The Mediterranean produces many sorts of fish unknown to us, the thunny among others. The manner in which these fish are caught is somewhat curious; it is a sort of hunting at sea. The nets are extended in the water so as to close upon the fish when they come within reach of them, and then the boats chase them to that part where they are taken: they have great force in their tails, so that much caution is required in getting them aboard. Vernet among his other sea-pieces has a very good one of this fishery. There are four principal places near Marseilles where it is carried on, called the madragues, which are rented out to the fishers, by the town, at a considerable advantage. When Louis XIII. visited Marseilles in 1662, he was invited to a thunny fishing at the principal madrague of Morgion, and found the diversion so much to his taste, that he often said it was the pleasantest day he had spent in his whole progress through the south.

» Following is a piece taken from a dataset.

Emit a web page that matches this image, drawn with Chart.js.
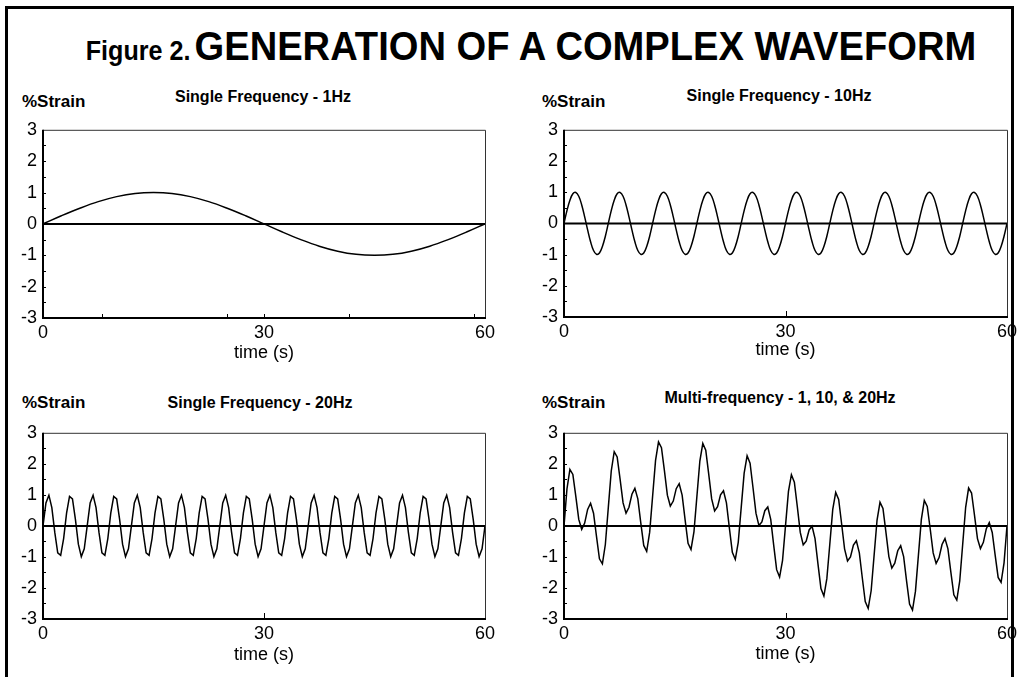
<!DOCTYPE html>
<html>
<head>
<meta charset="utf-8">
<script src="https://cdn.jsdelivr.net/npm/chart.js@4.4.0/dist/chart.umd.min.js"></script>
<style>
  body { margin: 0; width: 1017px; height: 677px; overflow: hidden; background: #fff;
         font-family: "Liberation Sans", Arial, sans-serif; color: #000; position: relative; }
  #frame { position: absolute; left: 5px; top: 6px; width: 1003px; height: 720px; border: 3px solid #000; }
  #title { position: absolute; left: 0; width: 1062px; top: 23px; text-align: center; font-weight: bold;
           white-space: nowrap; line-height: 46px; transform: scaleX(0.93); transform-origin: 531px 0; }
  #title .fig { font-size: 27px; }
  #title .main { font-size: 41px; }
  .lbl { position: absolute; font-weight: bold; white-space: nowrap; line-height: 20px; }
  .ylab { font-size: 17px; }
  .ptitle { font-size: 16px; transform: translateX(-50%); }
  canvas { position: absolute; }
</style>
</head>
<body>
<div id="frame"></div>
<div id="title"><span class="fig">Figure 2.</span> <span class="main">GENERATION OF A COMPLEX WAVEFORM</span></div>

<div class="lbl ylab" style="left:22px; top:92px;">%Strain</div>
<div class="lbl ptitle" style="left:263px; top:87px;">Single Frequency - 1Hz</div>
<div class="lbl ylab" style="left:542px; top:92px;">%Strain</div>
<div class="lbl ptitle" style="left:779px; top:86px;">Single Frequency - 10Hz</div>
<div class="lbl ylab" style="left:22px; top:393px;">%Strain</div>
<div class="lbl ptitle" style="left:260px; top:393px;">Single Frequency - 20Hz</div>
<div class="lbl ylab" style="left:542px; top:393px;">%Strain</div>
<div class="lbl ptitle" style="left:780px; top:388px;">Multi-frequency - 1, 10, &amp; 20Hz</div>

<canvas id="c1"></canvas>
<canvas id="c2"></canvas>
<canvas id="c3"></canvas>
<canvas id="c4"></canvas>

<script>
// axis ranges and tick labels
const timeTicks = [0, 30, 60];
const strainTicks = [-3, -2, -1, 0, 1, 2, 3];
const strainMinorTicks = [-2.5, -2, -1.5, -1, -0.5, 0, 0.5, 1, 1.5, 2, 2.5];

// 1Hz trace, one sample every 2.5 s
const step1Hz = 2.5;
const strain1Hz = [
  0, 0.26, 0.50, 0.71, 0.87, 0.97, 1.00, 0.97, 0.87, 0.71, 0.50, 0.26,
  0, -0.26, -0.50, -0.71, -0.87, -0.97, -1.00, -0.97, -0.87, -0.71, -0.50, -0.26, 0
];

// the other traces are sampled every 0.4 s
const sampleStep = 0.4;

const strain10Hz = [
  0, 0.41, 0.74, 0.95, 0.99, 0.87, 0.59, 0.21, -0.21, -0.59, -0.87, -0.99, -0.95, -0.74, -0.41,
  0, 0.41, 0.74, 0.95, 0.99, 0.87, 0.59, 0.21, -0.21, -0.59, -0.87, -0.99, -0.95, -0.74, -0.41,
  0, 0.41, 0.74, 0.95, 0.99, 0.87, 0.59, 0.21, -0.21, -0.59, -0.87, -0.99, -0.95, -0.74, -0.41,
  0, 0.41, 0.74, 0.95, 0.99, 0.87, 0.59, 0.21, -0.21, -0.59, -0.87, -0.99, -0.95, -0.74, -0.41,
  0, 0.41, 0.74, 0.95, 0.99, 0.87, 0.59, 0.21, -0.21, -0.59, -0.87, -0.99, -0.95, -0.74, -0.41,
  0, 0.41, 0.74, 0.95, 0.99, 0.87, 0.59, 0.21, -0.21, -0.59, -0.87, -0.99, -0.95, -0.74, -0.41,
  0, 0.41, 0.74, 0.95, 0.99, 0.87, 0.59, 0.21, -0.21, -0.59, -0.87, -0.99, -0.95, -0.74, -0.41,
  0, 0.41, 0.74, 0.95, 0.99, 0.87, 0.59, 0.21, -0.21, -0.59, -0.87, -0.99, -0.95, -0.74, -0.41,
  0, 0.41, 0.74, 0.95, 0.99, 0.87, 0.59, 0.21, -0.21, -0.59, -0.87, -0.99, -0.95, -0.74, -0.41,
  0, 0.41, 0.74, 0.95, 0.99, 0.87, 0.59, 0.21, -0.21, -0.59, -0.87, -0.99, -0.95, -0.74, -0.41,
  0
];

const strain20Hz = [
  0, 0.74, 0.99, 0.59, -0.21, -0.87, -0.95, -0.41, 0.41, 0.95, 0.87, 0.21, -0.59, -0.99, -0.74,
  0, 0.74, 0.99, 0.59, -0.21, -0.87, -0.95, -0.41, 0.41, 0.95, 0.87, 0.21, -0.59, -0.99, -0.74,
  0, 0.74, 0.99, 0.59, -0.21, -0.87, -0.95, -0.41, 0.41, 0.95, 0.87, 0.21, -0.59, -0.99, -0.74,
  0, 0.74, 0.99, 0.59, -0.21, -0.87, -0.95, -0.41, 0.41, 0.95, 0.87, 0.21, -0.59, -0.99, -0.74,
  0, 0.74, 0.99, 0.59, -0.21, -0.87, -0.95, -0.41, 0.41, 0.95, 0.87, 0.21, -0.59, -0.99, -0.74,
  0, 0.74, 0.99, 0.59, -0.21, -0.87, -0.95, -0.41, 0.41, 0.95, 0.87, 0.21, -0.59, -0.99, -0.74,
  0, 0.74, 0.99, 0.59, -0.21, -0.87, -0.95, -0.41, 0.41, 0.95, 0.87, 0.21, -0.59, -0.99, -0.74,
  0, 0.74, 0.99, 0.59, -0.21, -0.87, -0.95, -0.41, 0.41, 0.95, 0.87, 0.21, -0.59, -0.99, -0.74,
  0, 0.74, 0.99, 0.59, -0.21, -0.87, -0.95, -0.41, 0.41, 0.95, 0.87, 0.21, -0.59, -0.99, -0.74,
  0, 0.74, 0.99, 0.59, -0.21, -0.87, -0.95, -0.41, 0.41, 0.95, 0.87, 0.21, -0.59, -0.99, -0.74,
  0
];

const strainMulti = [
  0, 1.19, 1.82, 1.66, 0.95, 0.21, -0.11, 0.09, 0.53, 0.73, 0.41, -0.34, -1.06, -1.22, -0.60,
  0.59, 1.77, 2.39, 2.22, 1.50, 0.74, 0.41, 0.60, 1.02, 1.21, 0.87, 0.10, -0.63, -0.82, -0.21,
  0.95, 2.11, 2.71, 2.52, 1.78, 0.99, 0.64, 0.80, 1.20, 1.36, 0.99, 0.20, -0.56, -0.76, -0.19,
  0.95, 2.09, 2.66, 2.44, 1.67, 0.87, 0.48, 0.62, 1.00, 1.13, 0.74, -0.07, -0.85, -1.08, -0.53,
  0.59, 1.70, 2.26, 2.02, 1.23, 0.41, 0.01, 0.13, 0.49, 0.61, 0.21, -0.62, -1.41, -1.65, -1.11,
  0, 1.11, 1.65, 1.41, 0.62, -0.21, -0.61, -0.49, -0.13, -0.01, -0.41, -1.23, -2.02, -2.26, -1.70,
  -0.59, 0.53, 1.08, 0.85, 0.07, -0.74, -1.13, -1.00, -0.62, -0.48, -0.87, -1.67, -2.44, -2.66, -2.09,
  -0.95, 0.19, 0.76, 0.56, -0.20, -0.99, -1.36, -1.20, -0.80, -0.64, -0.99, -1.78, -2.52, -2.71, -2.11,
  -0.95, 0.21, 0.82, 0.63, -0.10, -0.87, -1.21, -1.02, -0.60, -0.41, -0.74, -1.50, -2.22, -2.39, -1.77,
  -0.59, 0.60, 1.22, 1.06, 0.34, -0.41, -0.73, -0.53, -0.09, 0.11, -0.21, -0.95, -1.66, -1.82, -1.19,
  0
];

// small inward ticks on the time axis
const timeMinorTicks1Hz = [8, 25, 30, 41.5, 58.5];
const timeMinorTicks = [30];

// plot frame, zero line and the inside tick marks
const framePlugin = {
  id: 'frame',
  beforeDatasetsDraw(chart) {
    const { ctx, chartArea: a, scales } = chart;
    const y0 = scales.y.getPixelForValue(0);
    ctx.save();
    ctx.strokeStyle = '#000';
    ctx.lineWidth = 2;
    ctx.beginPath();
    ctx.moveTo(a.left, y0);
    ctx.lineTo(a.right, y0);
    ctx.stroke();
    ctx.restore();
  },
  afterDatasetsDraw(chart, args, opts) {
    const { ctx, chartArea: a, scales } = chart;
    ctx.save();
    ctx.strokeStyle = '#333';
    ctx.lineWidth = 1;
    ctx.beginPath();
    ctx.moveTo(a.left, a.top + 0.5);
    ctx.lineTo(a.right + 0.5, a.top + 0.5);
    ctx.lineTo(a.right + 0.5, a.bottom);
    ctx.stroke();

    ctx.strokeStyle = '#000';
    ctx.lineWidth = 2;
    ctx.beginPath();
    ctx.moveTo(a.left, a.top);
    ctx.lineTo(a.left, a.bottom);
    ctx.lineTo(a.right + 1, a.bottom);
    ctx.stroke();

    ctx.lineWidth = 1;
    ctx.beginPath();
    strainMinorTicks.forEach(v => {
      const y = Math.round(scales.y.getPixelForValue(v)) + 0.5;
      ctx.moveTo(a.left, y);
      ctx.lineTo(a.left + 3, y);
    });
    (opts.xTicks || []).forEach(v => {
      const x = Math.round(scales.x.getPixelForValue(v)) + 0.5;
      ctx.moveTo(x, a.bottom);
      ctx.lineTo(x, a.bottom - opts.xTickLen);
    });
    ctx.stroke();
    ctx.restore();
  }
};

function makeChart(id, plot, values, step, smooth, xTicks, xTickLen, titlePad) {
  const canvas = document.getElementById(id);
  const yScaleWidth = 40, padTop = 12, padRight = 18, xScaleHeight = 50;
  canvas.width = yScaleWidth + plot.w + padRight;
  canvas.height = padTop + plot.h + xScaleHeight;
  canvas.style.left = (plot.l - yScaleWidth) + 'px';
  canvas.style.top = (plot.t - padTop) + 'px';

  const tickFont = { family: '"Liberation Sans", Arial, sans-serif', size: 18 };

  return new Chart(canvas, {
    type: 'line',
    data: {
      datasets: [{
        data: values.map((v, i) => ({ x: i * step, y: v })),
        borderColor: '#000',
        borderWidth: 1.5,
        pointRadius: 0,
        tension: smooth ? 0.4 : 0,
        fill: false
      }]
    },
    options: {
      responsive: false,
      animation: false,
      devicePixelRatio: 1,
      layout: { padding: { top: padTop, right: padRight, left: 0, bottom: 0 } },
      plugins: {
        legend: { display: false },
        tooltip: { enabled: false },
        frame: { xTicks: xTicks, xTickLen: xTickLen }
      },
      scales: {
        x: {
          type: 'linear',
          min: 0,
          max: 60,
          afterBuildTicks: s => { s.ticks = timeTicks.map(v => ({ value: v })); },
          afterFit: s => { s.height = xScaleHeight; },
          ticks: { color: '#000', font: tickFont, padding: 4, maxRotation: 0 },
          grid: { display: false, drawTicks: false },
          border: { display: false },
          title: { display: true, text: 'time (s)', color: '#000', font: tickFont,
                   padding: { top: 0, bottom: titlePad } }
        },
        y: {
          min: -3,
          max: 3,
          afterBuildTicks: s => { s.ticks = strainTicks.map(v => ({ value: v })); },
          afterFit: s => { s.width = yScaleWidth; },
          ticks: { color: '#000', font: tickFont, padding: 6 },
          grid: { display: false, drawTicks: false },
          border: { display: false }
        }
      }
    },
    plugins: [framePlugin]
  });
}

makeChart('c1', { l: 43, t: 125, w: 442, h: 193 }, strain1Hz, step1Hz, true, timeMinorTicks1Hz, 4, 4);
makeChart('c2', { l: 564, t: 125, w: 443, h: 192 }, strain10Hz, sampleStep, true, timeMinorTicks, 6, 6);
makeChart('c3', { l: 43, t: 428, w: 442, h: 191 }, strain20Hz, sampleStep, false, timeMinorTicks, 6, 3);
makeChart('c4', { l: 564, t: 428, w: 443, h: 191 }, strainMulti, sampleStep, false, timeMinorTicks, 6, 4);
</script>
</body>
</html>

The thunnies come in such shoals, that in the height of the season, that is, in the months of May and June, from five to six hundred are sometimes taken in a day at one madrague only: they commonly weigh from about ten to twenty or twenty-five pounds each, but they have been known to weigh even as much as fifty pounds. They are very delicious food, but the flesh is so solid that it seems something between fish and meat; it is as firm as sturgeon, but beyond all comparison finer flavoured. They dress this fish in France in a great variety of ways, and always excellent: it makes capital soup, or it is served as a ragout, or plain fried or broiled; pies are made of it, which are so celebrated as to be sent all over France; they will keep good for six weeks or two months. There is also a way of preserving it to keep the whole year round with salt and oil, called thon mariné: this is eaten cold, as we eat pickled salmon, and is delicious. Besides the great season in May and June, they are caught in considerable numbers in the autumn, about November, which is the great season for making the pies. A large quantity of them were sent to Paris against Buonaparte’s coronation. Stragglers of these fish are occasionally taken the whole year round. They are an ugly fish to the eye.

The palamede, though much smaller than the thunny, seems so much of the same nature that some persons have supposed it only the young thunny; but naturalists say that it is a distinct species of fish. It is mentioned by Gibbon in his description of Constantinople, as, at the time of the foundation of that city, the most celebrated among the variety of excellent fish taken in the Propontis.[178]